クルマに見入っていたら、ちょうどオーナーが店から出てきてお話しました。50年までいっていないと思いますが、何年型ですかと質問すると49年ですといわれました。スレートグレーのなかなか良い状態のクルマでした。
オーナーと詳しく話してみると、何と新車からそのお宅にあって、おじい様が乗っておられた。一度抹消したが30年くらい前に全塗装と再登録をしたということでした。サイドバルブのインラインシックスはいかにも丈夫そうでした。伺った話によると、軍用のトラックにもショートストロークのものが使われていたので機械パーツは豊富にあるということでした。でっかい6Vのバッテリーやバイアスのこんなサイズあるの?というタイヤもネット通販で簡単に手に入るということでした。

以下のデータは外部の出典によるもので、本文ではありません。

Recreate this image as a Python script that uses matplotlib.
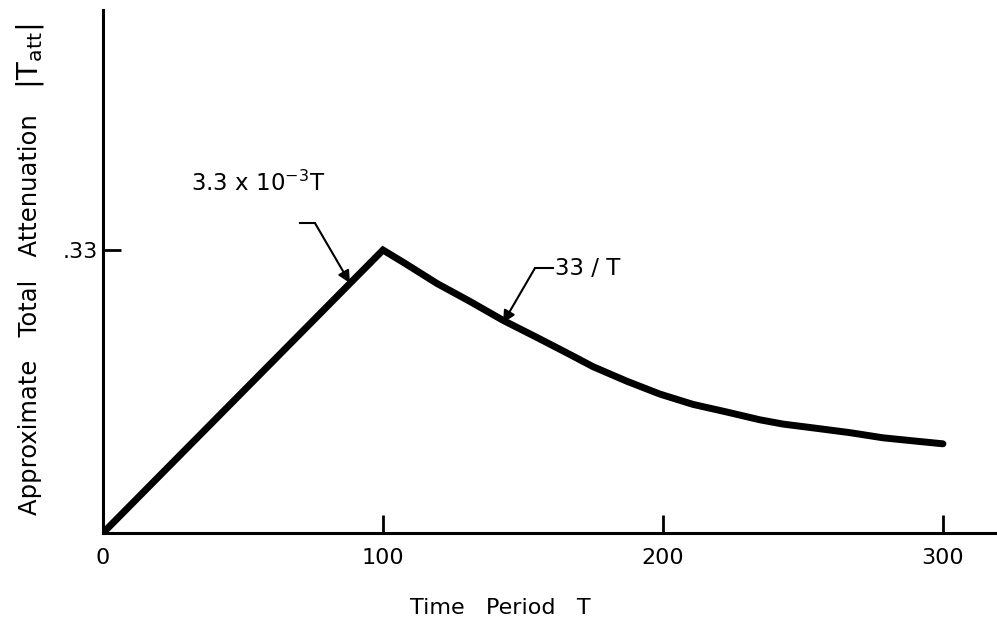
import matplotlib.pyplot as plt

# attenuation vs period
T = [0, 100, 107.1, 119.3, 131.1, 142.9, 155, 165.7, 175, 187.1, 198.9,
     210.7, 222.9, 234.6, 242.9, 255, 266.8, 278.6, 290.7, 300]
att = [0.0, 0.33, 0.316, 0.291, 0.270, 0.248, 0.228, 0.210, 0.194, 0.177, 0.162,
       0.150, 0.141, 0.132, 0.127, 0.122, 0.117, 0.111, 0.107, 0.104]

x_ticks = [0, 100, 200, 300]
x_ticklabels = ['0', '100', '200', '300']
y_ticks = [0.33]
y_ticklabels = ['.33']

fig = plt.figure(figsize=(9.97, 6.26), dpi=100)
ax = fig.add_axes([0.1033, 0.1486, 0.8947, 0.8355])

ax.plot(T, att, color='black', lw=5, solid_joinstyle='miter', solid_capstyle='round')

ax.set_xlim(0, 318.6)
ax.set_ylim(0, 0.61)

for s in ['top', 'right']:
    ax.spines[s].set_visible(False)
for s in ['left', 'bottom']:
    ax.spines[s].set_linewidth(2.2)

ax.set_xticks(x_ticks)
ax.set_xticklabels(x_ticklabels)
ax.set_yticks(y_ticks)
ax.set_yticklabels(y_ticklabels)
ax.tick_params(axis='both', direction='in', length=13, width=2, labelsize=16)
ax.tick_params(axis='x', pad=11)
ax.tick_params(axis='y', pad=4)
# no tick mark at the origin
ax.xaxis.get_major_ticks()[0].tick1line.set_visible(False)

ax.set_xlabel('Time   Period   T', fontsize=16)
ax.xaxis.set_label_coords(0.445, -0.125)

# y label in two pieces so the symbol can be drawn larger
fig.text(0.030, 0.497, 'Approximate   Total   Attenuation', fontsize=17.5,
         rotation=90, ha='center', va='center')
fig.text(0.030, 0.910, r'$|\mathrm{T}_{\mathrm{att}}|$', fontsize=21,
         rotation=90, ha='center', va='center')

# leader for the rising branch
ax.text(55.4, 0.408, r'3.3 x 10$^{-3}$T', fontsize=16.5, ha='center', va='center')
ax.plot([70.4, 75.7], [0.3615, 0.3615], color='black', lw=1.5)
ax.annotate('', xy=(88.2, 0.2915), xytext=(75.7, 0.3615),
            arrowprops=dict(arrowstyle='-|>', color='black', lw=1.5,
                            mutation_scale=18, shrinkA=0, shrinkB=0))

# leader for the decaying branch
ax.text(161.5, 0.309, '33 / T', fontsize=16.5, ha='left', va='center')
ax.plot([154.3, 160.7], [0.309, 0.309], color='black', lw=1.5)
ax.annotate('', xy=(142.9, 0.245), xytext=(154.3, 0.309),
            arrowprops=dict(arrowstyle='-|>', color='black', lw=1.5,
                            mutation_scale=18, shrinkA=0, shrinkB=0))

fig.savefig('out.png', dpi=100)
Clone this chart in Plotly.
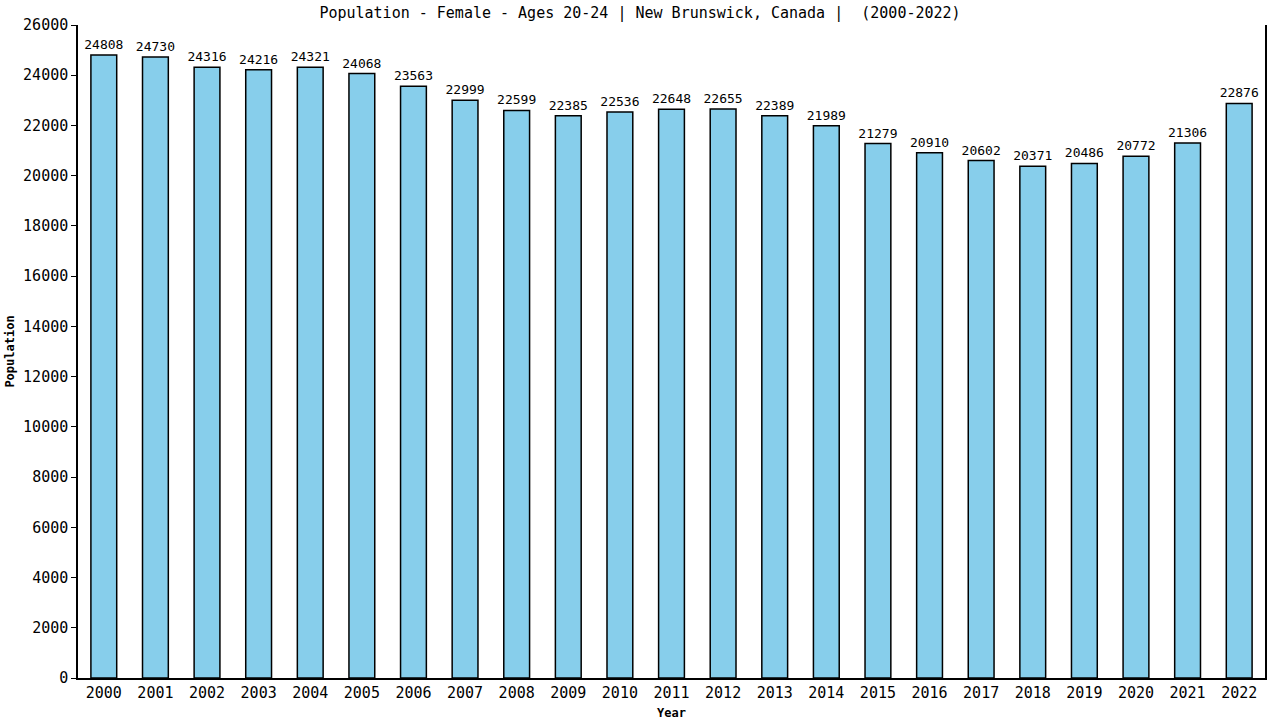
import plotly.graph_objects as go

years = [str(y) for y in range(2000, 2023)]
population = [24808, 24730, 24316, 24216, 24321, 24068, 23563, 22999, 22599,
              22385, 22536, 22648, 22655, 22389, 21989, 21279, 20910, 20602,
              20371, 20486, 20772, 21306, 22876]
y_ticks = list(range(0, 26001, 2000))

font_family = "DejaVu Sans Mono"

fig = go.Figure()

# bars with value labels on top
fig.add_trace(
    go.Bar(x=years,
           y=population,
           width=0.5,
           marker=dict(color='#87ceeb', line=dict(color='black', width=1.5)),
           text=[str(v) for v in population],
           textposition='outside',
           constraintext='none',
           textfont=dict(family=font_family, size=13, color='black'),
           cliponaxis=False)
)

fig.update_layout(
    title={'text': 'Population - Female - Ages 20-24 | New Brunswick, Canada |  (2000-2022)',
           'x': 0.5, 'xanchor': 'center', 'xref': 'container',
           'y': 0.982, 'yanchor': 'middle', 'yref': 'container',
           'font': dict(family=font_family, size=15, color='black')},
    font=dict(family=font_family, size=15, color='black'),
    width=1280,
    height=720,
    margin=dict(l=78, r=15, t=25, b=42, autoexpand=False),
    plot_bgcolor='white',
    paper_bgcolor='white',
    showlegend=False,
)

fig.update_xaxes(title=dict(text='<b>Year</b>', font=dict(size=12), standoff=9),
                 type='category',
                 range=[-0.5, 22.5],
                 automargin=False,
                 showline=True, linewidth=1.5, linecolor='black',
                 ticks='', showgrid=False,
                 tickfont=dict(size=15))

fig.update_yaxes(title=dict(text='<b>Population</b>', font=dict(size=12), standoff=6),
                 range=[0, 26000],
                 automargin=False,
                 tickvals=y_ticks,
                 ticktext=[str(v) for v in y_ticks],
                 showline=True, linewidth=1.5, linecolor='black',
                 mirror=True,
                 ticks='outside', ticklen=5, tickcolor='black',
                 showgrid=False, zeroline=False,
                 tickfont=dict(size=15))

# drop the page's default body margin so the figure fills the window
fig.write_html("out.html",
               config={'displayModeBar': False},
               post_script="document.body.style.margin = '0';")
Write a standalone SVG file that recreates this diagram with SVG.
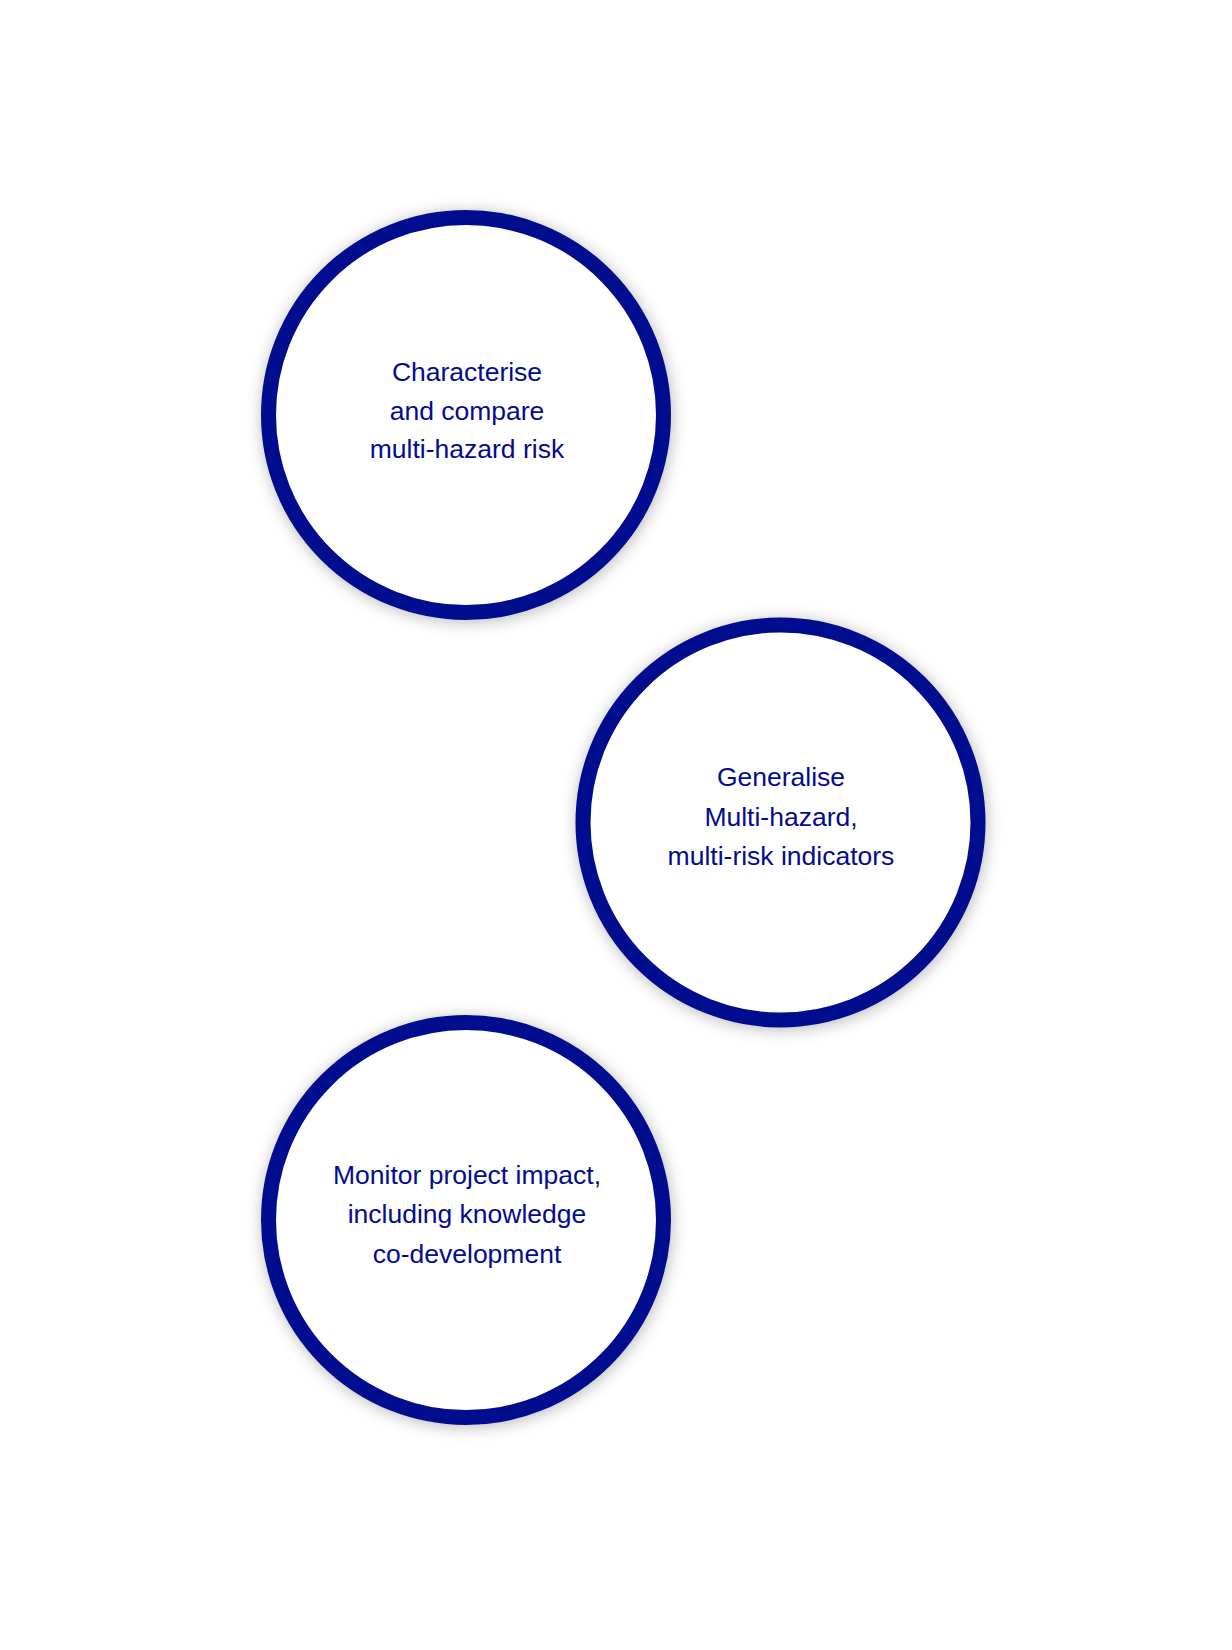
<svg xmlns="http://www.w3.org/2000/svg" width="1232" height="1650" viewBox="0 0 1232 1650">
  <defs>
    <filter id="shadow" x="-20%" y="-20%" width="140%" height="140%">
      <feDropShadow dx="1" dy="2" stdDeviation="8" flood-color="#000000" flood-opacity="0.28"/>
    </filter>
  </defs>
  <style>
    .ring { fill: #ffffff; stroke: #020c8f; stroke-width: 15; filter: url(#shadow); }
    .label { font-family: "Liberation Sans", Arial, sans-serif; font-size: 26.5px; fill: #020c8f; text-anchor: middle; }
  </style>
  <rect width="1232" height="1650" fill="#ffffff"/>
  <g id="connectors"></g>
  <g id="node-characterise">
    <circle class="ring" cx="466" cy="415" r="197.5"/>
    <text class="label" x="467" y="381">Characterise</text>
    <text class="label" x="467" y="420">and compare</text>
    <text class="label" x="467" y="458">multi-hazard risk</text>
  </g>
  <g id="node-generalise">
    <circle class="ring" cx="780.5" cy="822.5" r="197.5"/>
    <text class="label" x="781" y="786">Generalise</text>
    <text class="label" x="781" y="826">Multi-hazard,</text>
    <text class="label" x="781" y="865">multi-risk indicators</text>
  </g>
  <g id="node-monitor">
    <circle class="ring" cx="466" cy="1220" r="197.5"/>
    <text class="label" x="467" y="1184">Monitor project impact,</text>
    <text class="label" x="467" y="1223">including knowledge</text>
    <text class="label" x="467" y="1263">co-development</text>
  </g>
</svg>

オリジナルの塗装が残っているというトランクを見ました。錆のないきれいな状態で、フードの裏側とサイドの一部にオリジナル塗装がありました。現在のボディーより少し濃い色でした。
室内を見るとドアパネルとシート座面は張り替えられていましたが、ヘッドライナーと前後のシートバックは元ものということでした。コラムシフトの各ギアの守備速度の書かれたパネルもきちんと残っていました。多分ノンシンクロだと思いましたが聞きそびれました。
ひと通り拝見して、60年以上も経過して(なおかつ湿気の多い日本にあって)、この状態を保っていることはすごいことだと感じました。昭和20年代前半の第二次世界大戦終了後の混乱した時代に、新車でアメ車を購入できた、乗れたお宅とはどんなお家だったんだろと聞きたくもありましたが、あまり立ち入ってお聞きするのもはばかられそのままお見送りました。
軽々と一発でかかったエンジンとギア鳴りもせずゴンと1速にシフトされた古いアメ車は、ゆっくりと通りに出ていきました。